Bread bowls—bowls made from round breads that are filled with piping hot soups and stews—are a special restaurant menu item, and a sought after food at the Fisherman's Wharf in San Francisco (mainly seafood chowder in a sourdough bread bowl). But they don't have to only be enjoyed when dining out—bread bowls are actually easy to make at home. And once you've made one, you may find a variety of ways to use a bread bowl, from chowders and creamy soups to chunky stews and party dips.


  • 1 sourdough or Italian bread loaf, round or oval shaped

  • Olive oil, for coating the bread

Steps to Make It

  1. Gather ingredient. Pre-heat oven to 350 F.

  2. Cut about 1/2 inch off the top of the loaf with a serrated knife.

  3. Hollow out the bread by removing some of the bread from the inside. Leave about 1 1/2 inches of bread along the sides and bottom.

  4. Brush olive oil on the inside of the bread bowl using a pastry brush or paper towel. This creates a seal, ensuring whatever you put in the bread bowl will not leak out.
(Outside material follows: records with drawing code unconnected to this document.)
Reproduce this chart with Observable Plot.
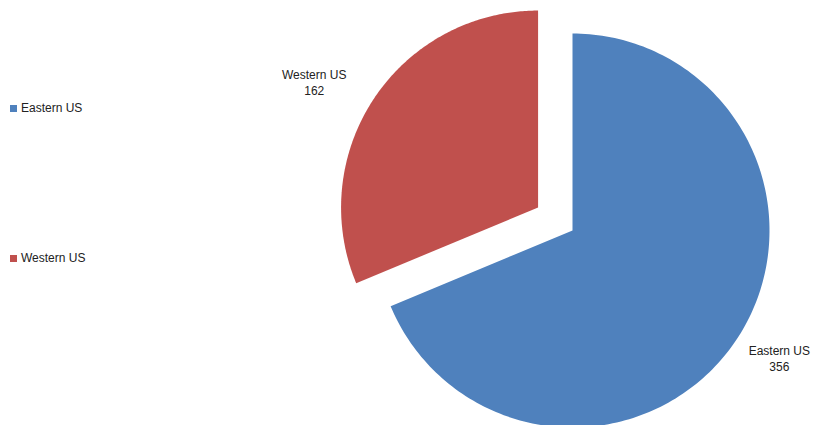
<!DOCTYPE html>
<html>
<head>
<meta charset="utf-8">
<script src="https://cdn.jsdelivr.net/npm/d3@7"></script>
<script src="https://cdn.jsdelivr.net/npm/@observablehq/plot@0.6"></script>
<style>
  html, body { margin: 0; padding: 0; background: #fff; }
  #wrap { position: relative; width: 825px; height: 425px; overflow: hidden; font-family: "Liberation Sans", Arial, sans-serif; }
  .legend { position: absolute; left: 10px; font-size: 12px; color: #222; display: flex; align-items: center; }
  .legend span.sw { display: inline-block; width: 7px; height: 7px; margin-right: 4px; }
</style>
</head>
<body>
<div id="wrap"></div>
<script>
const categories = ["Eastern US", "Western US"];
const values = [356, 162];
const colors = ["#4F81BD", "#C0504D"];

const W = 825, H = 425;
const cx = 572, cy = 230, R = 197;   // pie centre & radius in pixels
const explode = 0.21;                 // explode distance (radius units) for Western slice

const pie = d3.pie().sort(null).value((d, i) => values[i])(categories);
const slices = categories.map((name, i) => {
  const a0 = pie[i].startAngle, a1 = pie[i].endAngle, mid = (a0 + a1) / 2;
  const off = i === 1 ? explode : 0;
  return {name, value: values[i], a0, a1, mid, ox: off * Math.sin(mid), oy: off * Math.cos(mid)};
});

const points = [];
for (const s of slices) {
  points.push({name: s.name, x: s.ox, y: s.oy});
  const n = 200;
  for (let k = 0; k <= n; k++) {
    const a = s.a0 + (s.a1 - s.a0) * k / n;
    points.push({name: s.name, x: s.ox + Math.sin(a), y: s.oy + Math.cos(a)});
  }
  points.push({name: s.name, x: s.ox, y: s.oy});
}

const labels = slices.map(s => ({
  name: s.name,
  text: s.name + "\n" + s.value,
  x: s.ox + 1.25 * Math.sin(s.mid),
  y: s.oy + 1.25 * Math.cos(s.mid)
}));

const chart = Plot.plot({
  width: W, height: H,
  margin: 0,
  x: {domain: [-cx / R, (W - cx) / R], axis: null},
  y: {domain: [-(H - cy) / R, cy / R], axis: null},
  color: {domain: categories, range: colors},
  style: {fontFamily: "Liberation Sans, Arial, sans-serif", background: "white"},
  marks: [
    Plot.line(points, {x: "x", y: "y", z: "name", fill: "name", stroke: null}),
    Plot.text(labels.filter(d => d.name === "Eastern US"), {x: "x", y: "y", text: "text", fontSize: 12, fill: "#222", lineHeight: 1.35, dx: 2, dy: -9}),
    Plot.text(labels.filter(d => d.name === "Western US"), {x: "x", y: "y", text: "text", fontSize: 12, fill: "#222", lineHeight: 1.35, dx: -19, dy: 11})
  ]
});

const wrap = document.getElementById("wrap");
wrap.appendChild(chart);
const legendTops = [101, 251];
categories.forEach((c, i) => {
  const div = document.createElement("div");
  div.className = "legend";
  div.style.top = legendTops[i] + "px";
  div.innerHTML = `<span class="sw" style="background:${colors[i]}"></span>${c}`;
  wrap.appendChild(div);
});
</script>
</body>
</html>
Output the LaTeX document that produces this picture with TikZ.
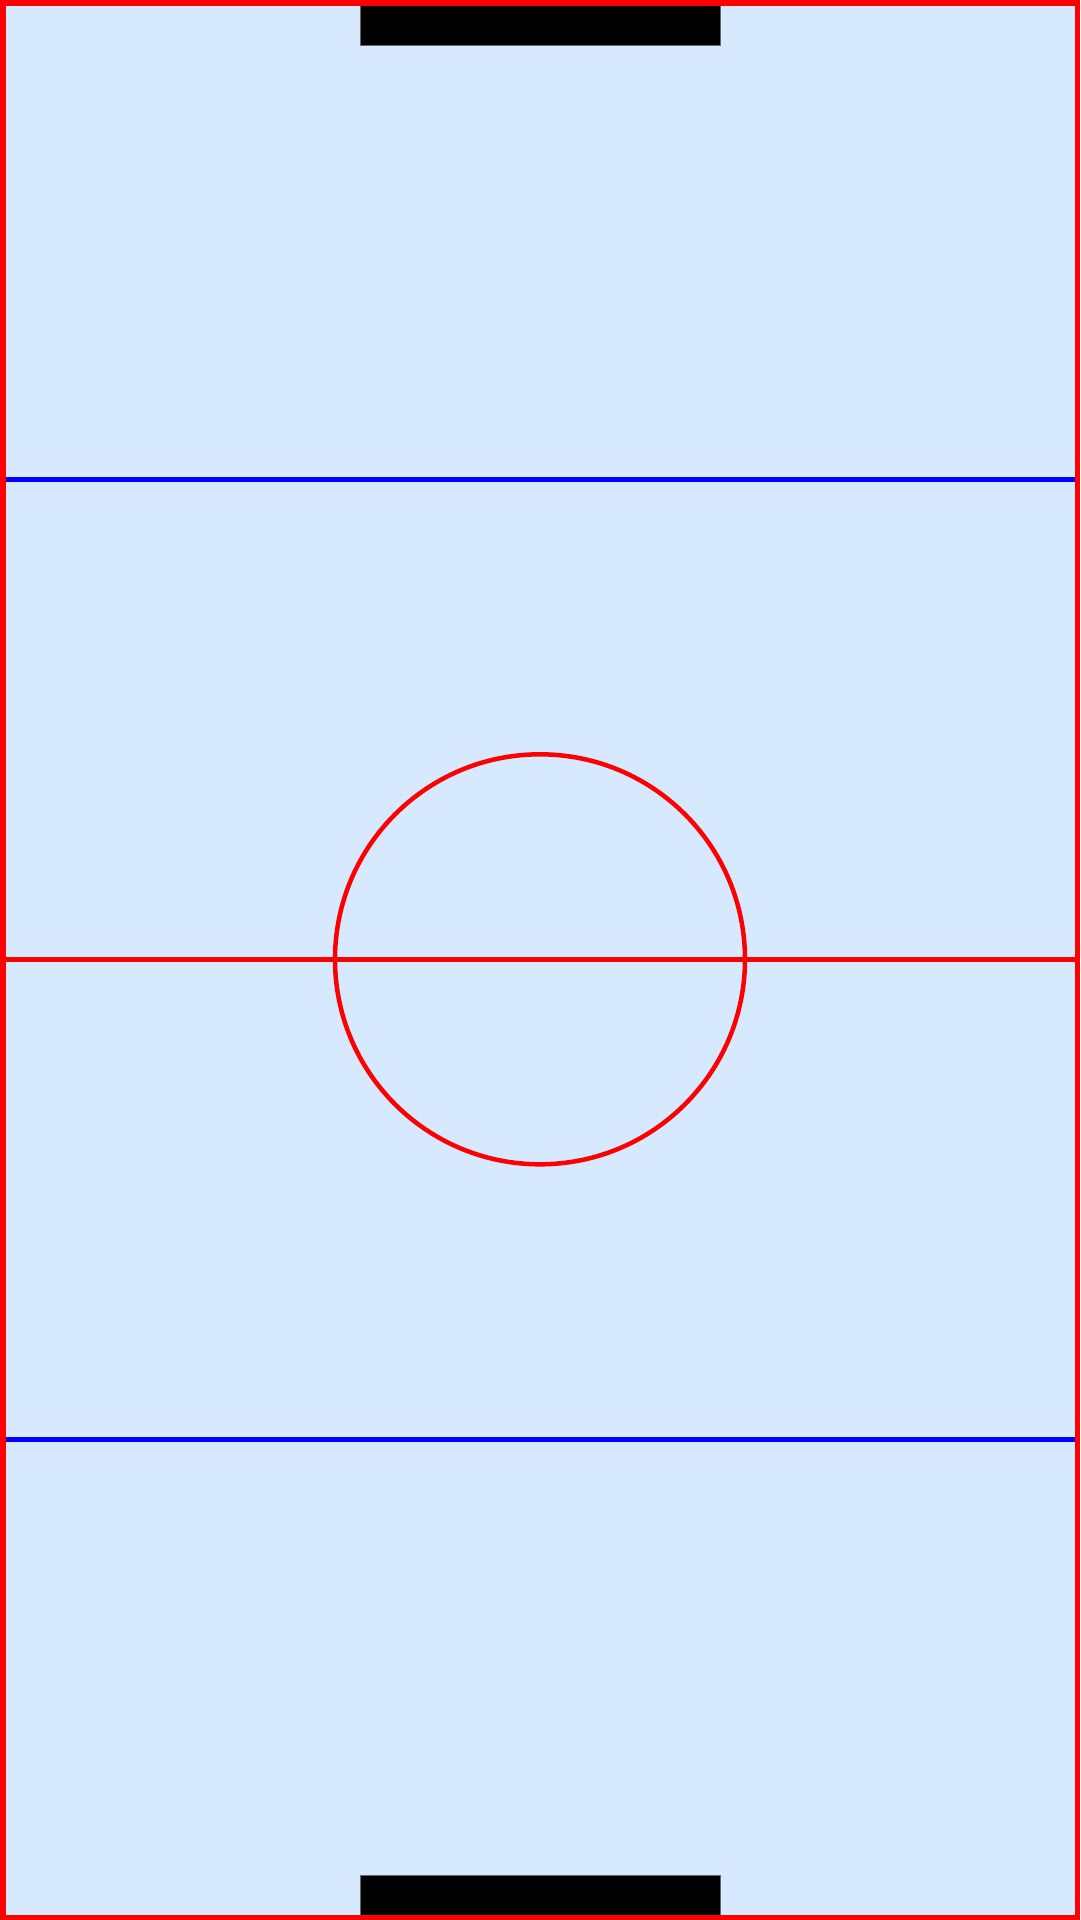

  5. Place the bread bowl on a baking sheet and bake for 15 minutes, until golden on the inside. Remove from the oven, and fill with desired soup or stew while still warm.


  • To remove the bread from the inside of the loaf, you can simply scoop it out using your hands. Or, if you prefer a quicker and slightly neater method, use a knife to cut sections first and then scoop out.
  • Save the bread that has been scooped out to turn into croutons or breadcrumbs. If you have removed the inside as pieces, you can cut into cubes and toast in the oven. Then serve the croutons on top of the soup in the bread bowl, or save for later use. If the bread is in clumps, you can process it in a food processor and use as soft breadcrumbs to top casseroles and as filler in meatballs and meatloaf.